▸ **Exercise requirements**: Starting at the line containing "Output the Python" and ending at the line containing "802, 738, 677]", reproduce each line exactly as written, with both end lines included and all pictures omitted.

▸ **Items**:
○ ○ ○ ○ ○

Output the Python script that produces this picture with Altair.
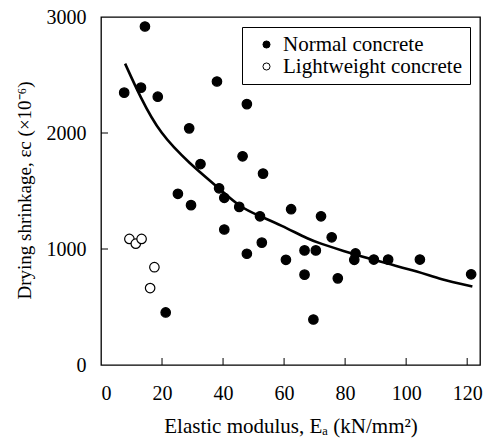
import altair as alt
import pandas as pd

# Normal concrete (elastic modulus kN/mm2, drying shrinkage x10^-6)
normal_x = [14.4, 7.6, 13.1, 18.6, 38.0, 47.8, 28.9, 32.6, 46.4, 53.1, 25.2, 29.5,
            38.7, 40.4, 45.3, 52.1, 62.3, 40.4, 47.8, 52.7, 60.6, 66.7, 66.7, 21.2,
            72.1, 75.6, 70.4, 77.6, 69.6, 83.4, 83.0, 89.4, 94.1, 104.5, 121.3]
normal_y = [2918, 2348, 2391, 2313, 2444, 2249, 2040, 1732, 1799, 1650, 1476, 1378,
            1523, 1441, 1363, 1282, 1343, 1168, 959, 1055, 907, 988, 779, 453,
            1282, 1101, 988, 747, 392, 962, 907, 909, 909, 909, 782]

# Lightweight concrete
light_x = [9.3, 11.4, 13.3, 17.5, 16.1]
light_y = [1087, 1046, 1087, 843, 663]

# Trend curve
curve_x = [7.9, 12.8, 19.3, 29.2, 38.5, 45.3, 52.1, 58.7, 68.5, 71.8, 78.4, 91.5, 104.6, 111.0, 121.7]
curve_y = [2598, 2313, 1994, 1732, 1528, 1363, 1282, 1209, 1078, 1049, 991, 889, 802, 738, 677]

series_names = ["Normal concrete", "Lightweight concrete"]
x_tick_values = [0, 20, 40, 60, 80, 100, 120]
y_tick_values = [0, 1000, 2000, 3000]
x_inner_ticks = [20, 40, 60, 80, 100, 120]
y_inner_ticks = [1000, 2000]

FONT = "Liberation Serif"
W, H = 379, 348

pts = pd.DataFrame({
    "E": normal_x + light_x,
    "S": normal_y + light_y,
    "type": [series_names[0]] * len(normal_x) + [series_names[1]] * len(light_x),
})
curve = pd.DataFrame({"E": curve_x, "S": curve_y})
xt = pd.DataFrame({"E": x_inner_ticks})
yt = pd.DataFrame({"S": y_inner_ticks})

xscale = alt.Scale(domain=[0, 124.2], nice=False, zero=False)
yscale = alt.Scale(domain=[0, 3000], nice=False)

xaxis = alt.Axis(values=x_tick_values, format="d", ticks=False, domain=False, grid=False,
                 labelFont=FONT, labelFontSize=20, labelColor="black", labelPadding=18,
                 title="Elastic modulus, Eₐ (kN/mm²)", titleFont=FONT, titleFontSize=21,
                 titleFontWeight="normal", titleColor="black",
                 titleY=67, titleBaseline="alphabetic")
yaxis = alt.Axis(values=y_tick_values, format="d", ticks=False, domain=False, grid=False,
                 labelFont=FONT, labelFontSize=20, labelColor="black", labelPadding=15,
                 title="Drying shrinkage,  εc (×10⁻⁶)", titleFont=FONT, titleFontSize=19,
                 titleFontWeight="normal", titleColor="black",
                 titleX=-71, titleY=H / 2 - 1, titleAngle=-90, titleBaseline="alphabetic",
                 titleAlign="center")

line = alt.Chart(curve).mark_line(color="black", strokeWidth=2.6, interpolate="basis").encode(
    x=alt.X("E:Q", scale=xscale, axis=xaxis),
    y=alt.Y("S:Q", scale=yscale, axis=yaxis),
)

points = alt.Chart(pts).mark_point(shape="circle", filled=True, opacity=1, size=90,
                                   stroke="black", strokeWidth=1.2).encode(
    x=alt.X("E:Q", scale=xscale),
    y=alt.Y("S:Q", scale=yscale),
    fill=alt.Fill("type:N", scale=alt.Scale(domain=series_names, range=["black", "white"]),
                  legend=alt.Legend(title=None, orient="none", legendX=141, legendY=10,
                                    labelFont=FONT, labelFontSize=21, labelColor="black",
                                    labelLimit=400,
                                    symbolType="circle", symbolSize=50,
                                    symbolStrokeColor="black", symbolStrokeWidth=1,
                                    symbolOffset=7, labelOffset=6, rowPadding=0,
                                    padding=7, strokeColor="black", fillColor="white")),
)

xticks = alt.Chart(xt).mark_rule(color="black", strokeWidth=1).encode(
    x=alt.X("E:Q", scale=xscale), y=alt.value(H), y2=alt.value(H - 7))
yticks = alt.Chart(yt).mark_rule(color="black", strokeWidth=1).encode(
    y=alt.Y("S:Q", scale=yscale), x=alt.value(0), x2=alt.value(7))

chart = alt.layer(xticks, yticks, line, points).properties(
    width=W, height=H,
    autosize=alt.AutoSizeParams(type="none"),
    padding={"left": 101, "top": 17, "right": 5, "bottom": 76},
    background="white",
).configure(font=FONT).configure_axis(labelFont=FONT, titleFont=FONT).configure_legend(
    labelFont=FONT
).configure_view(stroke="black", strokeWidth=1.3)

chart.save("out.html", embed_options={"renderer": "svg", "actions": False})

○ ○ ○ ○ ○

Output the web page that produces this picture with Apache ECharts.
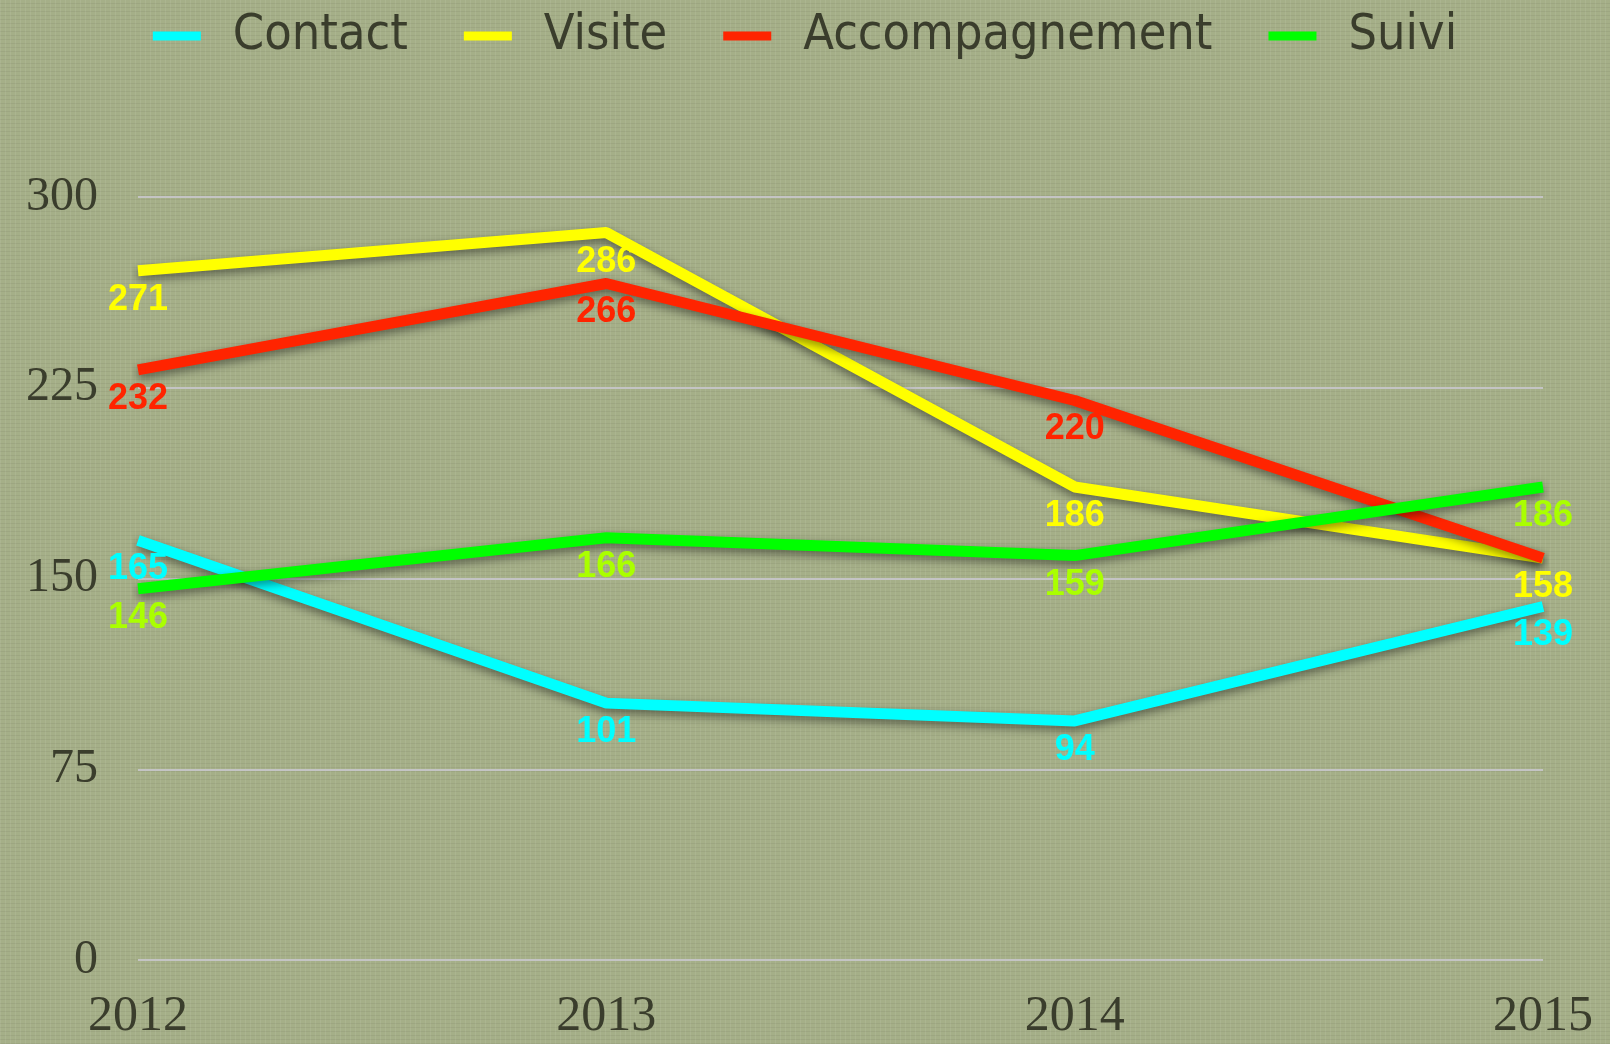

○ ○ ○ ○ ○

▸ **Full solution**:
Output the Python script that produces this picture with Altair.
import altair as alt
import pandas as pd

# Normal concrete (elastic modulus kN/mm2, drying shrinkage x10^-6)
normal_x = [14.4, 7.6, 13.1, 18.6, 38.0, 47.8, 28.9, 32.6, 46.4, 53.1, 25.2, 29.5,
            38.7, 40.4, 45.3, 52.1, 62.3, 40.4, 47.8, 52.7, 60.6, 66.7, 66.7, 21.2,
            72.1, 75.6, 70.4, 77.6, 69.6, 83.4, 83.0, 89.4, 94.1, 104.5, 121.3]
normal_y = [2918, 2348, 2391, 2313, 2444, 2249, 2040, 1732, 1799, 1650, 1476, 1378,
            1523, 1441, 1363, 1282, 1343, 1168, 959, 1055, 907, 988, 779, 453,
            1282, 1101, 988, 747, 392, 962, 907, 909, 909, 909, 782]

# Lightweight concrete
light_x = [9.3, 11.4, 13.3, 17.5, 16.1]
light_y = [1087, 1046, 1087, 843, 663]

# Trend curve
curve_x = [7.9, 12.8, 19.3, 29.2, 38.5, 45.3, 52.1, 58.7, 68.5, 71.8, 78.4, 91.5, 104.6, 111.0, 121.7]
curve_y = [2598, 2313, 1994, 1732, 1528, 1363, 1282, 1209, 1078, 1049, 991, 889, 802, 738, 677]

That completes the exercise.